* begin *

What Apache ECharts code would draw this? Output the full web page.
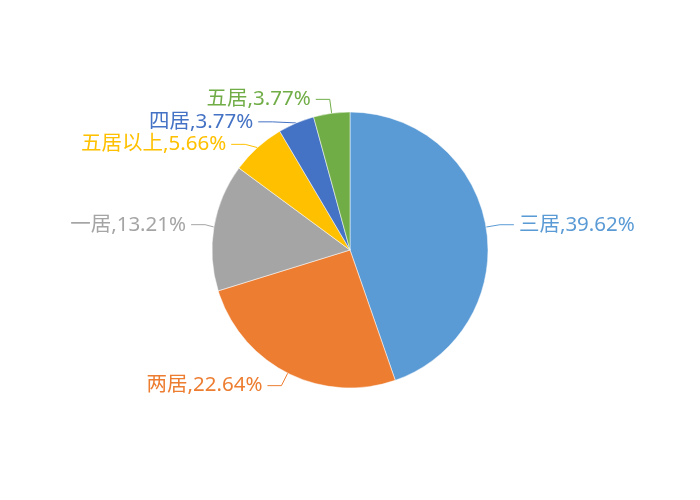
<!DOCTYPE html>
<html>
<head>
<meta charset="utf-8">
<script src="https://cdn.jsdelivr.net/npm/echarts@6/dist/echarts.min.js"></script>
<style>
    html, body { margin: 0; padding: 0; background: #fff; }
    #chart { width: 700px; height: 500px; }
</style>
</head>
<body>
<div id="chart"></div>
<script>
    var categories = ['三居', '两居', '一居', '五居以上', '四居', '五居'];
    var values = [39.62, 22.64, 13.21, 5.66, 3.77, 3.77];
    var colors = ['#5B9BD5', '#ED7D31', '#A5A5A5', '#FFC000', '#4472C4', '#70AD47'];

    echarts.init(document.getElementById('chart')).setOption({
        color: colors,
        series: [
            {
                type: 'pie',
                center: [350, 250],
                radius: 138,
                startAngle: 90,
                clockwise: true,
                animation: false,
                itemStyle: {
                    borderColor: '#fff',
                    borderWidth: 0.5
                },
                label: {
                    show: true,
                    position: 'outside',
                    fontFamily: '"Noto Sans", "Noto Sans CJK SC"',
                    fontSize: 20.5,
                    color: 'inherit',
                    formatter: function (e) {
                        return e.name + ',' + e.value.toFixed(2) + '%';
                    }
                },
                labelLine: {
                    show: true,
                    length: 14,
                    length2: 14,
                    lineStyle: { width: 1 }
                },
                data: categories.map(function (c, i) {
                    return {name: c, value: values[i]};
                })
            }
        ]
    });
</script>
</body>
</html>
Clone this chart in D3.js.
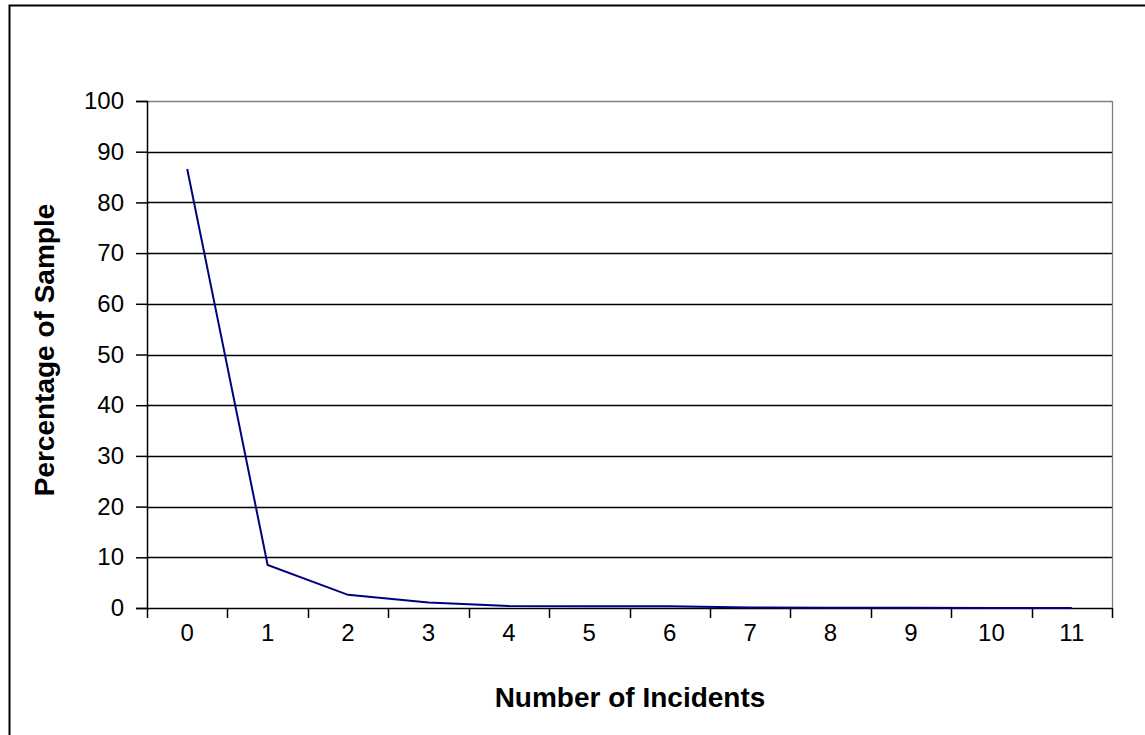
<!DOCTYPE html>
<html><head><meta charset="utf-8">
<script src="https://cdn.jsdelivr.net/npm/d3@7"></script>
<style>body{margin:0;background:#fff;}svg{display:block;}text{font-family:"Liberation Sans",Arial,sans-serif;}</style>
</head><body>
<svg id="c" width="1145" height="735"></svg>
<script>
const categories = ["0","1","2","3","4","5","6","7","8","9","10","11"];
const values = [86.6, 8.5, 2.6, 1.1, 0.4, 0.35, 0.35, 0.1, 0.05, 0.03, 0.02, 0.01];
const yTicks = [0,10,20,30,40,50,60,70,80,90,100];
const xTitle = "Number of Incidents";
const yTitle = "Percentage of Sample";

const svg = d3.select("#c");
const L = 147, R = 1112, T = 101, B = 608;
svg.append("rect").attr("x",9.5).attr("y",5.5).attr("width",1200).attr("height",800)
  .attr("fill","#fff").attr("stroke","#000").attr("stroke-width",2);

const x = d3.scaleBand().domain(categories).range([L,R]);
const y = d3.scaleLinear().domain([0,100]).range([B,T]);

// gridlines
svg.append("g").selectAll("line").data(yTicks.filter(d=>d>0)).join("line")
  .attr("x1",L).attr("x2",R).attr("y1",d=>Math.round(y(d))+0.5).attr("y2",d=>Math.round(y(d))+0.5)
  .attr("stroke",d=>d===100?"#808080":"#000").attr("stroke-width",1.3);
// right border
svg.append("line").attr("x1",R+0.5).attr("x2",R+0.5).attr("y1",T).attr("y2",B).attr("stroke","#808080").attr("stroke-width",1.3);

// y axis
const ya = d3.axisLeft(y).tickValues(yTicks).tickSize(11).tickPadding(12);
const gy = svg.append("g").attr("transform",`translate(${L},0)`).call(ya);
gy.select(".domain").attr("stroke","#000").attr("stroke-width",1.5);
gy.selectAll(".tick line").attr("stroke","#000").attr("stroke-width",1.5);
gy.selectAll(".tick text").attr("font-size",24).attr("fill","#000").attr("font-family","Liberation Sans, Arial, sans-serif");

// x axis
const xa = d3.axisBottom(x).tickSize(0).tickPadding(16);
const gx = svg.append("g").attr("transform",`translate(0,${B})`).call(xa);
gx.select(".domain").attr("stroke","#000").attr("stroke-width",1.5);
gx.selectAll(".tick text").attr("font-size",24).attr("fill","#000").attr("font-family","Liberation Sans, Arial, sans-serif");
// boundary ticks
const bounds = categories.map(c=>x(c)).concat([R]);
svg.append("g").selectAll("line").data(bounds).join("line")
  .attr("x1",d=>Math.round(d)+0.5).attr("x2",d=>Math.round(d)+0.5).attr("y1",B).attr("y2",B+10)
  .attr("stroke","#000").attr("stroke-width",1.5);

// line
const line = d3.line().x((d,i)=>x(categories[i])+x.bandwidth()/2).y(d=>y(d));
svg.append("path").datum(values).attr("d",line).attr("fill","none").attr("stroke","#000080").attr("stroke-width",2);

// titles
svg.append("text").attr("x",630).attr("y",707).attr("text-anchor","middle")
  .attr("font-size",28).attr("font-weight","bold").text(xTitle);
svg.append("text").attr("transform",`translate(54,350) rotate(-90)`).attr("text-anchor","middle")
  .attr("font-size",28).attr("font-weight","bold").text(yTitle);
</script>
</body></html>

* end *

(What you have to do): Exclude every picture and copy the remaining data exactly.

(Result for this exercise):
What Apache ECharts code would draw this? Output the full web page.
<!DOCTYPE html>
<html>
<head>
<meta charset="utf-8">
<script src="https://cdn.jsdelivr.net/npm/echarts@6/dist/echarts.min.js"></script>
<style>
    html, body { margin: 0; padding: 0; background: #fff; }
    #chart { width: 700px; height: 500px; }
</style>
</head>
<body>
<div id="chart"></div>
<script>
    var categories = ['三居', '两居', '一居', '五居以上', '四居', '五居'];
    var values = [39.62, 22.64, 13.21, 5.66, 3.77, 3.77];
    var colors = ['#5B9BD5', '#ED7D31', '#A5A5A5', '#FFC000', '#4472C4', '#70AD47'];

    echarts.init(document.getElementById('chart')).setOption({
        color: colors,
        series: [
            {
                type: 'pie',
                center: [350, 250],
                radius: 138,
                startAngle: 90,
                clockwise: true,
                animation: false,
                itemStyle: {
                    borderColor: '#fff',
                    borderWidth: 0.5
                },
                label: {
                    show: true,
                    position: 'outside',
                    fontFamily: '"Noto Sans", "Noto Sans CJK SC"',
                    fontSize: 20.5,
                    color: 'inherit',
                    formatter: function (e) {
                        return e.name + ',' + e.value.toFixed(2) + '%';
                    }
                },
                labelLine: {
                    show: true,
                    length: 14,
                    length2: 14,
                    lineStyle: { width: 1 }
                },
                data: categories.map(function (c, i) {
                    return {name: c, value: values[i]};
                })
            }
        ]
    });
</script>
</body>
</html>
Clone this chart in D3.js.
<!DOCTYPE html>
<html><head><meta charset="utf-8">
<script src="https://cdn.jsdelivr.net/npm/d3@7"></script>
<style>body{margin:0;background:#fff;}svg{display:block;}text{font-family:"Liberation Sans",Arial,sans-serif;}</style>
</head><body>
<svg id="c" width="1145" height="735"></svg>
<script>
const categories = ["0","1","2","3","4","5","6","7","8","9","10","11"];
const values = [86.6, 8.5, 2.6, 1.1, 0.4, 0.35, 0.35, 0.1, 0.05, 0.03, 0.02, 0.01];
const yTicks = [0,10,20,30,40,50,60,70,80,90,100];
const xTitle = "Number of Incidents";
const yTitle = "Percentage of Sample";

const svg = d3.select("#c");
const L = 147, R = 1112, T = 101, B = 608;
svg.append("rect").attr("x",9.5).attr("y",5.5).attr("width",1200).attr("height",800)
  .attr("fill","#fff").attr("stroke","#000").attr("stroke-width",2);

const x = d3.scaleBand().domain(categories).range([L,R]);
const y = d3.scaleLinear().domain([0,100]).range([B,T]);

// gridlines
svg.append("g").selectAll("line").data(yTicks.filter(d=>d>0)).join("line")
  .attr("x1",L).attr("x2",R).attr("y1",d=>Math.round(y(d))+0.5).attr("y2",d=>Math.round(y(d))+0.5)
  .attr("stroke",d=>d===100?"#808080":"#000").attr("stroke-width",1.3);
// right border
svg.append("line").attr("x1",R+0.5).attr("x2",R+0.5).attr("y1",T).attr("y2",B).attr("stroke","#808080").attr("stroke-width",1.3);

// y axis
const ya = d3.axisLeft(y).tickValues(yTicks).tickSize(11).tickPadding(12);
const gy = svg.append("g").attr("transform",`translate(${L},0)`).call(ya);
gy.select(".domain").attr("stroke","#000").attr("stroke-width",1.5);
gy.selectAll(".tick line").attr("stroke","#000").attr("stroke-width",1.5);
gy.selectAll(".tick text").attr("font-size",24).attr("fill","#000").attr("font-family","Liberation Sans, Arial, sans-serif");

// x axis
const xa = d3.axisBottom(x).tickSize(0).tickPadding(16);
const gx = svg.append("g").attr("transform",`translate(0,${B})`).call(xa);
gx.select(".domain").attr("stroke","#000").attr("stroke-width",1.5);
gx.selectAll(".tick text").attr("font-size",24).attr("fill","#000").attr("font-family","Liberation Sans, Arial, sans-serif");
// boundary ticks
const bounds = categories.map(c=>x(c)).concat([R]);
svg.append("g").selectAll("line").data(bounds).join("line")
  .attr("x1",d=>Math.round(d)+0.5).attr("x2",d=>Math.round(d)+0.5).attr("y1",B).attr("y2",B+10)
  .attr("stroke","#000").attr("stroke-width",1.5);

// line
const line = d3.line().x((d,i)=>x(categories[i])+x.bandwidth()/2).y(d=>y(d));
svg.append("path").datum(values).attr("d",line).attr("fill","none").attr("stroke","#000080").attr("stroke-width",2);

// titles
svg.append("text").attr("x",630).attr("y",707).attr("text-anchor","middle")
  .attr("font-size",28).attr("font-weight","bold").text(xTitle);
svg.append("text").attr("transform",`translate(54,350) rotate(-90)`).attr("text-anchor","middle")
  .attr("font-size",28).attr("font-weight","bold").text(yTitle);
</script>
</body></html>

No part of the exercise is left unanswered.